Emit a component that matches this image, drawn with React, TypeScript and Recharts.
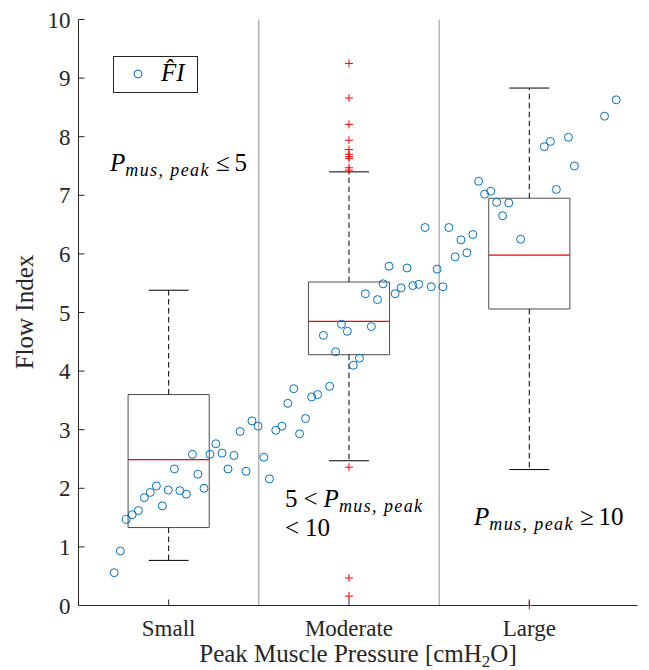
import React from "react";
import { ComposedChart, Scatter, XAxis, YAxis, ReferenceArea, ReferenceLine, Legend } from "recharts";

const SERIF = "'Liberation Serif', 'Times New Roman', serif";
const AXIS = "#262626";
const BLUE = "#0072BD";
const RED = "#FF0000";

const CATEGORIES = ["Small", "Moderate", "Large"];
const CAT_POS = [1, 2, 3];
const Y_TICKS = [0, 1, 2, 3, 4, 5, 6, 7, 8, 9, 10];

// box statistics per category
const Q1 = [1.33, 4.28, 5.06];
const MEDIAN = [2.49, 4.85, 5.98];
const Q3 = [3.6, 5.52, 6.95];
const WHISKER_LO = [0.77, 2.47, 2.32];
const WHISKER_HI = [5.38, 7.4, 8.83];
const OUTLIERS: number[][] = [
  [],
  [9.25, 8.66, 8.21, 7.94, 7.78, 7.7, 7.66, 7.63, 7.47, 7.43, 2.36, 0.47, 0.16],
  [0],
];

// FI-hat estimates
const FI_X = [
  0.698, 0.732, 0.765, 0.798, 0.832, 0.865, 0.898, 0.932, 0.965, 0.998, 1.032, 1.062, 1.098, 1.132, 1.162,
  1.196, 1.229, 1.262, 1.296, 1.329, 1.362, 1.396, 1.429, 1.462, 1.496, 1.528, 1.559, 1.594, 1.628, 1.661,
  1.694, 1.726, 1.759, 1.793, 1.826, 1.858, 1.893, 1.926, 1.958, 1.991, 2.024, 2.058, 2.091, 2.124, 2.158,
  2.189, 2.222, 2.256, 2.289, 2.322, 2.354, 2.387, 2.422, 2.456, 2.489, 2.521, 2.554, 2.589, 2.621, 2.654,
  2.687, 2.719, 2.752, 2.786, 2.819, 2.852, 2.886, 2.952, 3.083, 3.117, 3.15, 3.217, 3.25, 3.417, 3.482,
];
const FI_Y = [
  0.56, 0.93, 1.47, 1.55, 1.62, 1.84, 1.93, 2.04, 1.7, 1.97, 2.33, 1.96, 1.9, 2.58, 2.24,
  2.0, 2.58, 2.76, 2.6, 2.33, 2.56, 2.97, 2.29, 3.15, 3.06, 2.53, 2.16, 2.99, 3.06, 3.45,
  3.7, 2.93, 3.19, 3.56, 3.6, 4.61, 3.74, 4.33, 4.8, 4.68, 4.1, 4.22, 5.32, 4.76, 5.22,
  5.49, 5.79, 5.32, 5.42, 5.76, 5.46, 5.48, 6.45, 5.44, 5.74, 5.44, 6.45, 5.95, 6.24, 6.02,
  6.33, 7.24, 7.02, 7.07, 6.88, 6.65, 6.87, 6.25, 7.83, 7.92, 7.1, 7.99, 7.5, 8.35, 8.63,
];

const BOX_HALF = 0.225;
const CAP_HALF = 0.111;

const fiData = FI_X.map((x, i) => ({ x, y: FI_Y[i] }));
const outlierData = OUTLIERS.flatMap((vals, i) => vals.map((y) => ({ x: CAT_POS[i], y })));

const textStyle = { fontFamily: SERIF };

const Circle = (props: any) => (
  <circle cx={props.cx} cy={props.cy} r={4} fill="none" stroke={BLUE} strokeWidth={1} />
);

const Plus = (props: any) => {
  const { cx, cy } = props;
  return (
    <g stroke={RED} strokeWidth={1}>
      <line x1={cx - 4} x2={cx + 4} y1={cy} y2={cy} />
      <line x1={cx} x2={cx} y1={cy - 4} y2={cy + 4} />
    </g>
  );
};

const BottomTick = (props: any) => {
  const { x, y, payload } = props;
  return (
    <g>
      <line x1={x} x2={x} y1={y} y2={y - 6} stroke={AXIS} />
      <text x={x} y={y + 30.5} textAnchor="middle" fontSize={23} fill={AXIS} style={textStyle}>
        {CATEGORIES[Math.round(payload.value) - 1]}
      </text>
    </g>
  );
};

const TopTick = (props: any) => <line x1={props.x} x2={props.x} y1={props.y} y2={props.y + 6} stroke={AXIS} />;

const LeftTick = (props: any) => {
  const { x, y, payload } = props;
  return (
    <g>
      <line x1={x} x2={x + 6} y1={y} y2={y} stroke={AXIS} />
      <text x={x - 8} y={y + 8} textAnchor="end" fontSize={23} fill={AXIS} style={textStyle}>
        {payload.value}
      </text>
    </g>
  );
};

const RightTick = (props: any) => <line x1={props.x} x2={props.x - 6} y1={props.y} y2={props.y} stroke={AXIS} />;

const LegendBox = () => (
  <svg width={86} height={38} style={{ display: "block" }}>
    <rect x={0.5} y={0.5} width={84} height={36} fill="#fff" stroke={AXIS} />
    <circle cx={25} cy={18} r={4} fill="none" stroke={BLUE} />
    <text x={48} y={25} fontSize={25} fontStyle="italic" fill="#000" style={textStyle}>
      F̂I
    </text>
  </svg>
);

const Sub = ({ children }: { children: React.ReactNode }) => (
  <tspan fontStyle="italic" fontSize={18} dy={5} letterSpacing={1.4}>
    {children}
  </tspan>
);

const App: React.FC = () => {
  return (
    <div style={{ position: "absolute", left: 0, top: 0, width: 649, height: 670, background: "#fff" }}>
      <ComposedChart width={649} height={670} margin={{ top: 19.5, right: 11.5, bottom: 0, left: 0 }}>
        <XAxis
          dataKey="x"
          type="number"
          domain={[0.5, 3.6]}
          ticks={CAT_POS}
          interval={0}
          height={64.5}
          tickSize={0}
          tickMargin={0}
          tick={<BottomTick />}
          axisLine={{ stroke: AXIS }}
        />
        <XAxis
          xAxisId="top"
          orientation="top"
          type="number"
          domain={[0.5, 3.6]}
          ticks={CAT_POS}
          interval={0}
          height={0}
          tickSize={0}
          tickMargin={0}
          tick={<TopTick />}
          axisLine={{ stroke: AXIS }}
        />
        <YAxis
          type="number"
          domain={[0, 10]}
          ticks={Y_TICKS}
          interval={0}
          width={78.5}
          tickSize={0}
          tickMargin={0}
          tick={<LeftTick />}
          axisLine={{ stroke: AXIS }}
        />
        <YAxis
          yAxisId="right"
          orientation="right"
          type="number"
          domain={[0, 10]}
          ticks={Y_TICKS}
          interval={0}
          width={0}
          tickSize={0}
          tickMargin={0}
          tick={<RightTick />}
          axisLine={{ stroke: AXIS }}
        />

        {/* category separators */}
        <ReferenceLine x={1.5} stroke="#8f8f8f" />
        <ReferenceLine x={2.5} stroke="#8f8f8f" />

        {/* boxes and whiskers */}
        {CAT_POS.map((c, i) => (
          <ReferenceArea
            key={`box-${c}`}
            x1={c - BOX_HALF}
            x2={c + BOX_HALF}
            y1={Q1[i]}
            y2={Q3[i]}
            fill="none"
            fillOpacity={0}
            stroke="#4d4d4d"
            strokeOpacity={1}
          />
        ))}
        {CAT_POS.map((c, i) => (
          <ReferenceLine key={`wh-${c}`} segment={[{ x: c, y: Q3[i] }, { x: c, y: WHISKER_HI[i] }]} stroke="#000" strokeDasharray="5.5 3.5" />
        ))}
        {CAT_POS.map((c, i) => (
          <ReferenceLine key={`wl-${c}`} segment={[{ x: c, y: Q1[i] }, { x: c, y: WHISKER_LO[i] }]} stroke="#000" strokeDasharray="5.5 3.5" />
        ))}
        {CAT_POS.map((c, i) => (
          <ReferenceLine key={`ch-${c}`} segment={[{ x: c - CAP_HALF, y: WHISKER_HI[i] }, { x: c + CAP_HALF, y: WHISKER_HI[i] }]} stroke="#000" />
        ))}
        {CAT_POS.map((c, i) => (
          <ReferenceLine key={`cl-${c}`} segment={[{ x: c - CAP_HALF, y: WHISKER_LO[i] }, { x: c + CAP_HALF, y: WHISKER_LO[i] }]} stroke="#000" />
        ))}
        {CAT_POS.map((c, i) => (
          <ReferenceLine key={`md-${c}`} segment={[{ x: c - BOX_HALF, y: MEDIAN[i] }, { x: c + BOX_HALF, y: MEDIAN[i] }]} stroke={RED} strokeWidth={1.2} />
        ))}

        <Scatter name="outliers" data={outlierData} dataKey="y" shape={<Plus />} isAnimationActive={false} legendType="none" />
        <Scatter name="FI" data={fiData} dataKey="y" shape={<Circle />} isAnimationActive={false} />

        <Legend
          layout="vertical"
          align="center"
          verticalAlign="middle"
          content={<LegendBox />}
          wrapperStyle={{ position: "absolute", left: 113, top: 56, width: 86, height: 38 }}
        />
      </ComposedChart>

      {/* annotations and axis titles */}
      <svg
        width={649}
        height={670}
        style={{ position: "absolute", left: 0, top: 0, pointerEvents: "none", fontFamily: SERIF }}
        fill="#000"
      >
        <text x={110} y={171} fontSize={25}>
          <tspan fontStyle="italic">P</tspan>
          <Sub>mus, peak</Sub>
          <tspan dy={-5} dx={6}>≤</tspan>
          <tspan dx={5}>5</tspan>
        </text>
        <text x={285} y={507} fontSize={25}>
          <tspan>5</tspan>
          <tspan dx={6}>&lt;</tspan>
          <tspan dx={6} fontStyle="italic">P</tspan>
          <Sub>mus, peak</Sub>
        </text>
        <text x={285} y={536} fontSize={25}>
          <tspan>&lt;</tspan>
          <tspan dx={6}>10</tspan>
        </text>
        <text x={474} y={525} fontSize={25}>
          <tspan fontStyle="italic">P</tspan>
          <Sub>mus, peak</Sub>
          <tspan dy={-5} dx={6}>≥</tspan>
          <tspan dx={5}>10</tspan>
        </text>

        <text x={358} y={662} fontSize={25} textAnchor="middle" fill={AXIS}>
          Peak Muscle Pressure [cmH<tspan fontSize={17} dy={5}>2</tspan>
          <tspan dy={-5}>O]</tspan>
        </text>
        <text x={33} y={312} fontSize={25} textAnchor="middle" fill={AXIS} transform="rotate(-90, 33, 312)">
          Flow Index
        </text>
      </svg>
    </div>
  );
};

export default App;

* * * * * * * * *

EXERCISE DESCRIPTION -
From the material above, copy each line that includes the word "React".

RESPONSE BELOW -
Emit a component that matches this image, drawn with React, TypeScript and Recharts.
import React from "react";
const Sub = ({ children }: { children: React.ReactNode }) => (
const App: React.FC = () => {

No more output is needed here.